I run it with the following command:


python3 pose.py  --image ~/src/test/model_test/pose1.jpg --model=pose_densenet121_body.onnx

And when I run it the output shows it taking about 1.5s per inference and the CPU usage spikes. Inference times for this model should be under 100ms if it’s running on the NPU.

Am I doing something wrong in my code or is there something else going on?

It’s probably worth noting when I run the provided demo with the provided model (detect.py with yunet_int8.onnx) detections take about 90 seconds! Something is definitely not working right.

I’m not sure you’re gonna find adequate help here. That looks very specific. Perhaps look through the issues and PRs on opencv’s github. github has “discussions” but those don’t appear to be generally open on opencv’s github.

this is the PR that introduced support for TIMVX: https://github.com/opencv/opencv/pull/21036

does your desired dnn backend show up in cv::dnn::getAvailableBackends()? OpenCV: Deep Neural Network module

yeah that’s a C++-only function, no python binding. perhaps you could file that as a bug/enhancement, and mention your actual issue as a footnote.

getAvailableTargets(backend) is available in Python though.

if your code executed at all, then the backend should be among [be for be in dir(cv.dnn) if be.startswith("DNN_BACKEND_")] so it should have been in the build. that suggests the issue to occur at runtime.

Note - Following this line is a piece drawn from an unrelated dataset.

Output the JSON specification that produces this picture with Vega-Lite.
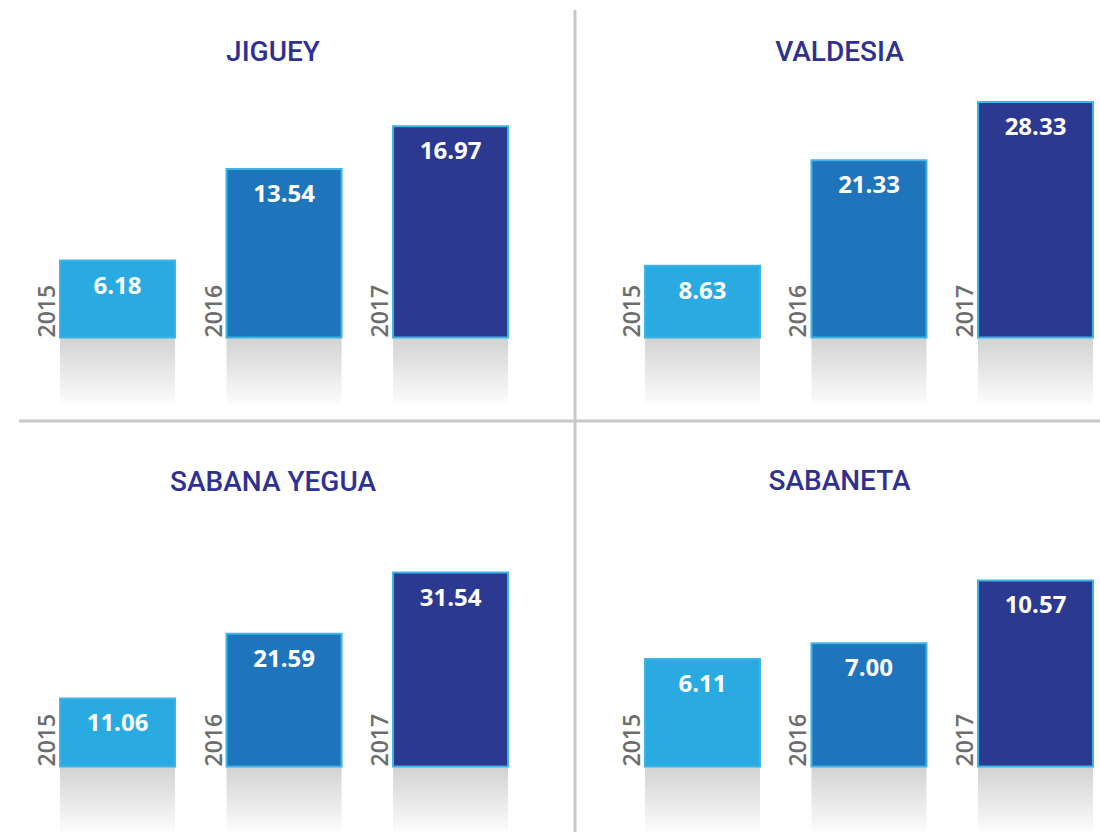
{
  "$schema": "https://vega.github.io/schema/vega-lite/v6.json",
  "background": "white",
  "padding": {"left": 17, "top": 0, "right": 0, "bottom": 0},
  "autosize": {"type": "pad"},
  "bounds": "flush",
  "spacing": 0,
  "columns": 2,
  "datasets": {
    "rows": [
      {"region": "JIGUEY", "year": "2015", "value": 6.18},
      {"region": "JIGUEY", "year": "2016", "value": 13.54},
      {"region": "JIGUEY", "year": "2017", "value": 16.97},
      {"region": "VALDESIA", "year": "2015", "value": 8.63},
      {"region": "VALDESIA", "year": "2016", "value": 21.33},
      {"region": "VALDESIA", "year": "2017", "value": 28.33},
      {"region": "SABANA YEGUA", "year": "2015", "value": 11.06},
      {"region": "SABANA YEGUA", "year": "2016", "value": 21.59},
      {"region": "SABANA YEGUA", "year": "2017", "value": 31.54},
      {"region": "SABANETA", "year": "2015", "value": 6.11},
      {"region": "SABANETA", "year": "2016", "value": 7.00},
      {"region": "SABANETA", "year": "2017", "value": 10.57}
    ],
    "one": [{"edge": "divider"}]
  },
  "config": {
    "view": {"stroke": null},
    "title": {"font": "Roboto", "fontSize": 28, "fontWeight": 500, "color": "#2e3192"}
  },
  "concat": [
    {
      "width": 556, "height": 430,
      "title": {"text": "JIGUEY", "offset": -89, "baseline": "alphabetic", "dx": -24, "frame": "group", "anchor": "middle"},
      "layer": [
        {
          "data": {"name": "rows"},
          "transform": [{"filter": "datum.region === 'JIGUEY'"}],
          "mark": {"type": "bar", "fill": {"gradient": "linear", "x1": 0, "y1": 0, "x2": 0, "y2": 1, "stops": [{"offset": 0, "color": "#d2d2d2"}, {"offset": 1, "color": "#fcfcfc"}]}},
          "encoding": {
            "x": {"field": "year", "type": "nominal", "axis": null, "scale": {"paddingInner": 0.3093, "paddingOuter": 0.3243, "align": 0.38}},
            "y": {"datum": 0, "type": "quantitative", "axis": null, "scale": {"domain": [-7.430, 27.108], "nice": false, "zero": false}},
            "y2": {"datum": -5.301}
          }
        },
        {
          "data": {"name": "rows"},
          "transform": [{"filter": "datum.region === 'JIGUEY'"}],
          "mark": {"type": "bar", "stroke": "#3db3e8", "strokeWidth": 2},
          "encoding": {
            "x": {"field": "year", "type": "nominal", "axis": null},
            "y": {"field": "value", "type": "quantitative", "axis": null},
            "color": {"field": "year", "type": "nominal", "legend": null, "scale": {"domain": ["2015", "2016", "2017"], "range": ["#29abe2", "#1f75bc", "#2b3990"]}}
          }
        },
        {
          "data": {"name": "rows"},
          "transform": [{"filter": "datum.region === 'JIGUEY'"}],
          "mark": {"type": "text", "baseline": "alphabetic", "dy": 33, "font": "Open Sans", "fontSize": 24, "fontWeight": "bold", "color": "white"},
          "encoding": {
            "x": {"field": "year", "type": "nominal", "axis": null},
            "y": {"field": "value", "type": "quantitative", "axis": null},
            "text": {"field": "value", "type": "quantitative", "format": ".2f"}
          }
        },
        {
          "data": {"name": "rows"},
          "transform": [{"filter": "datum.region === 'JIGUEY'"}],
          "mark": {"type": "text", "angle": 270, "align": "left", "baseline": "alphabetic", "dy": -5, "font": "Open Sans", "fontSize": 23, "fontWeight": 600, "color": "#6d6d6d"},
          "encoding": {
            "x": {"field": "year", "type": "nominal", "axis": null, "bandPosition": 0},
            "y": {"datum": 0, "type": "quantitative", "axis": null},
            "text": {"field": "year", "type": "nominal"}
          }
        },
        {
          "data": {"name": "one"},
          "mark": {"type": "rule", "color": "#c8c8c8", "strokeWidth": 3},
          "encoding": {"y": {"datum": -6.707, "type": "quantitative", "axis": null}}
        }
      ]
    },
    {
      "width": 527, "height": 430,
      "title": {"text": "VALDESIA", "offset": -89, "baseline": "alphabetic", "dx": 1, "frame": "group", "anchor": "middle"},
      "layer": [
        {
          "data": {"name": "rows"},
          "transform": [{"filter": "datum.region === 'VALDESIA'"}],
          "mark": {"type": "bar", "fill": {"gradient": "linear", "x1": 0, "y1": 0, "x2": 0, "y2": 1, "stops": [{"offset": 0, "color": "#d2d2d2"}, {"offset": 1, "color": "#fcfcfc"}]}},
          "encoding": {
            "x": {"field": "year", "type": "nominal", "axis": null, "scale": {"paddingInner": 0.3093, "paddingOuter": 0.2372, "align": 0.886}},
            "y": {"datum": 0, "type": "quantitative", "axis": null, "scale": {"domain": [-11.131, 40.614], "nice": false, "zero": false}},
            "y2": {"datum": -7.942}
          }
        },
        {
          "data": {"name": "rows"},
          "transform": [{"filter": "datum.region === 'VALDESIA'"}],
          "mark": {"type": "bar", "stroke": "#3db3e8", "strokeWidth": 2},
          "encoding": {
            "x": {"field": "year", "type": "nominal", "axis": null},
            "y": {"field": "value", "type": "quantitative", "axis": null},
            "color": {"field": "year", "type": "nominal", "legend": null, "scale": {"domain": ["2015", "2016", "2017"], "range": ["#29abe2", "#1f75bc", "#2b3990"]}}
          }
        },
        {
          "data": {"name": "rows"},
          "transform": [{"filter": "datum.region === 'VALDESIA'"}],
          "mark": {"type": "text", "baseline": "alphabetic", "dy": 33, "font": "Open Sans", "fontSize": 24, "fontWeight": "bold", "color": "white"},
          "encoding": {
            "x": {"field": "year", "type": "nominal", "axis": null},
            "y": {"field": "value", "type": "quantitative", "axis": null},
            "text": {"field": "value", "type": "quantitative", "format": ".2f"}
          }
        },
        {
          "data": {"name": "rows"},
          "transform": [{"filter": "datum.region === 'VALDESIA'"}],
          "mark": {"type": "text", "angle": 270, "align": "left", "baseline": "alphabetic", "dy": -5, "font": "Open Sans", "fontSize": 23, "fontWeight": 600, "color": "#6d6d6d"},
          "encoding": {
            "x": {"field": "year", "type": "nominal", "axis": null, "bandPosition": 0},
            "y": {"datum": 0, "type": "quantitative", "axis": null},
            "text": {"field": "year", "type": "nominal"}
          }
        },
        {
          "data": {"name": "one"},
          "mark": {"type": "rule", "color": "#c8c8c8", "strokeWidth": 3},
          "encoding": {"y": {"datum": -10.048, "type": "quantitative", "axis": null}}
        },
        {
          "data": {"name": "one"},
          "mark": {"type": "rule", "color": "#c8c8c8", "strokeWidth": 3},
          "encoding": {
            "x": {"value": 0},
            "y": {"datum": 39.41, "type": "quantitative", "axis": null},
            "y2": {"datum": -11.131}
          }
        }
      ]
    },
    {
      "width": 556, "height": 402,
      "title": {"text": "SABANA YEGUA", "offset": -89, "baseline": "alphabetic", "dx": -24, "frame": "group", "anchor": "middle"},
      "layer": [
        {
          "data": {"name": "rows"},
          "transform": [{"filter": "datum.region === 'SABANA YEGUA'"}],
          "mark": {"type": "bar", "fill": {"gradient": "linear", "x1": 0, "y1": 0, "x2": 0, "y2": 1, "stops": [{"offset": 0, "color": "#d2d2d2"}, {"offset": 1, "color": "#fcfcfc"}]}},
          "encoding": {
            "x": {"field": "year", "type": "nominal", "axis": null, "scale": {"paddingInner": 0.3093, "paddingOuter": 0.3243, "align": 0.38}},
            "y": {"datum": 0, "type": "quantitative", "axis": null, "scale": {"domain": [-10.650, 54.715], "nice": false, "zero": false}},
            "y2": {"datum": -10.650}
          }
        },
        {
          "data": {"name": "rows"},
          "transform": [{"filter": "datum.region === 'SABANA YEGUA'"}],
          "mark": {"type": "bar", "stroke": "#3db3e8", "strokeWidth": 2},
          "encoding": {
            "x": {"field": "year", "type": "nominal", "axis": null},
            "y": {"field": "value", "type": "quantitative", "axis": null},
            "color": {"field": "year", "type": "nominal", "legend": null, "scale": {"domain": ["2015", "2016", "2017"], "range": ["#29abe2", "#1f75bc", "#2b3990"]}}
          }
        },
        {
          "data": {"name": "rows"},
          "transform": [{"filter": "datum.region === 'SABANA YEGUA'"}],
          "mark": {"type": "text", "baseline": "alphabetic", "dy": 33, "font": "Open Sans", "fontSize": 24, "fontWeight": "bold", "color": "white"},
          "encoding": {
            "x": {"field": "year", "type": "nominal", "axis": null},
            "y": {"field": "value", "type": "quantitative", "axis": null},
            "text": {"field": "value", "type": "quantitative", "format": ".2f"}
          }
        },
        {
          "data": {"name": "rows"},
          "transform": [{"filter": "datum.region === 'SABANA YEGUA'"}],
          "mark": {"type": "text", "angle": 270, "align": "left", "baseline": "alphabetic", "dy": -5, "font": "Open Sans", "fontSize": 23, "fontWeight": 600, "color": "#6d6d6d"},
          "encoding": {
            "x": {"field": "year", "type": "nominal", "axis": null, "bandPosition": 0},
            "y": {"datum": 0, "type": "quantitative", "axis": null},
            "text": {"field": "year", "type": "nominal"}
          }
        }
      ]
    },
    {
      "width": 527, "height": 402,
      "title": {"text": "SABANETA", "offset": -89, "baseline": "alphabetic", "dx": 1, "frame": "group", "anchor": "middle"},
      "layer": [
        {
          "data": {"name": "rows"},
          "transform": [{"filter": "datum.region === 'SABANETA'"}],
          "mark": {"type": "bar", "fill": {"gradient": "linear", "x1": 0, "y1": 0, "x2": 0, "y2": 1, "stops": [{"offset": 0, "color": "#d2d2d2"}, {"offset": 1, "color": "#fcfcfc"}]}},
          "encoding": {
            "x": {"field": "year", "type": "nominal", "axis": null, "scale": {"paddingInner": 0.3093, "paddingOuter": 0.2372, "align": 0.886}},
            "y": {"datum": 0, "type": "quantitative", "axis": null, "scale": {"domain": [-3.722, 19.119], "nice": false, "zero": false}},
            "y2": {"datum": -3.722}
          }
        },
        {
          "data": {"name": "rows"},
          "transform": [{"filter": "datum.region === 'SABANETA'"}],
          "mark": {"type": "bar", "stroke": "#3db3e8", "strokeWidth": 2},
          "encoding": {
            "x": {"field": "year", "type": "nominal", "axis": null},
            "y": {"field": "value", "type": "quantitative", "axis": null},
            "color": {"field": "year", "type": "nominal", "legend": null, "scale": {"domain": ["2015", "2016", "2017"], "range": ["#29abe2", "#1f75bc", "#2b3990"]}}
          }
        },
        {
          "data": {"name": "rows"},
          "transform": [{"filter": "datum.region === 'SABANETA'"}],
          "mark": {"type": "text", "baseline": "alphabetic", "dy": 33, "font": "Open Sans", "fontSize": 24, "fontWeight": "bold", "color": "white"},
          "encoding": {
            "x": {"field": "year", "type": "nominal", "axis": null},
            "y": {"field": "value", "type": "quantitative", "axis": null},
            "text": {"field": "value", "type": "quantitative", "format": ".2f"}
          }
        },
        {
          "data": {"name": "rows"},
          "transform": [{"filter": "datum.region === 'SABANETA'"}],
          "mark": {"type": "text", "angle": 270, "align": "left", "baseline": "alphabetic", "dy": -5, "font": "Open Sans", "fontSize": 23, "fontWeight": 600, "color": "#6d6d6d"},
          "encoding": {
            "x": {"field": "year", "type": "nominal", "axis": null, "bandPosition": 0},
            "y": {"datum": 0, "type": "quantitative", "axis": null},
            "text": {"field": "year", "type": "nominal"}
          }
        },
        {
          "data": {"name": "one"},
          "mark": {"type": "rule", "color": "#c8c8c8", "strokeWidth": 3},
          "encoding": {
            "x": {"value": 0},
            "y": {"datum": 19.119, "type": "quantitative", "axis": null},
            "y2": {"datum": -3.722}
          }
        }
      ]
    }
  ]
}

Yes it is in the list of available backends. The code I ran is:

import cv2

# Get available targets for a specific backend (e.g., CUDA)
backend_id = cv2.dnn.DNN_BACKEND_TIMVX
targets = cv2.dnn.getAvailableTargets(backend_id)
print("Available targets for TIMVX backend:", targets)

for be in dir(cv2.dnn):
 if be.startswith("DNN_BACKEND_"):
    print(be)

and the output was:

Available targets for TIMVX backend: [9]
DNN_BACKEND_CANN
DNN_BACKEND_CUDA
DNN_BACKEND_DEFAULT
DNN_BACKEND_HALIDE
DNN_BACKEND_INFERENCE_ENGINE
DNN_BACKEND_OPENCV
DNN_BACKEND_TIMVX
DNN_BACKEND_VKCOM
DNN_BACKEND_WEBNN

I’ll take a look on github, but I’m starting to think it just doesn’t work well if at all.

Thanks for the quick reply. I appreciate the help :slight_smile:

perhaps a matter of drivers.

does that NPU come with examples that use something other than OpenCV to reach the device? then at least you could find out if the device works at all, and it’s “just” an OpenCV issue. in that case, you could try filing an issue about it. if that turns out to be a matter of build options, then that would mean “please improve the documentation”.

if you do that, you could @ the original contributors of the PR that added this backend and target.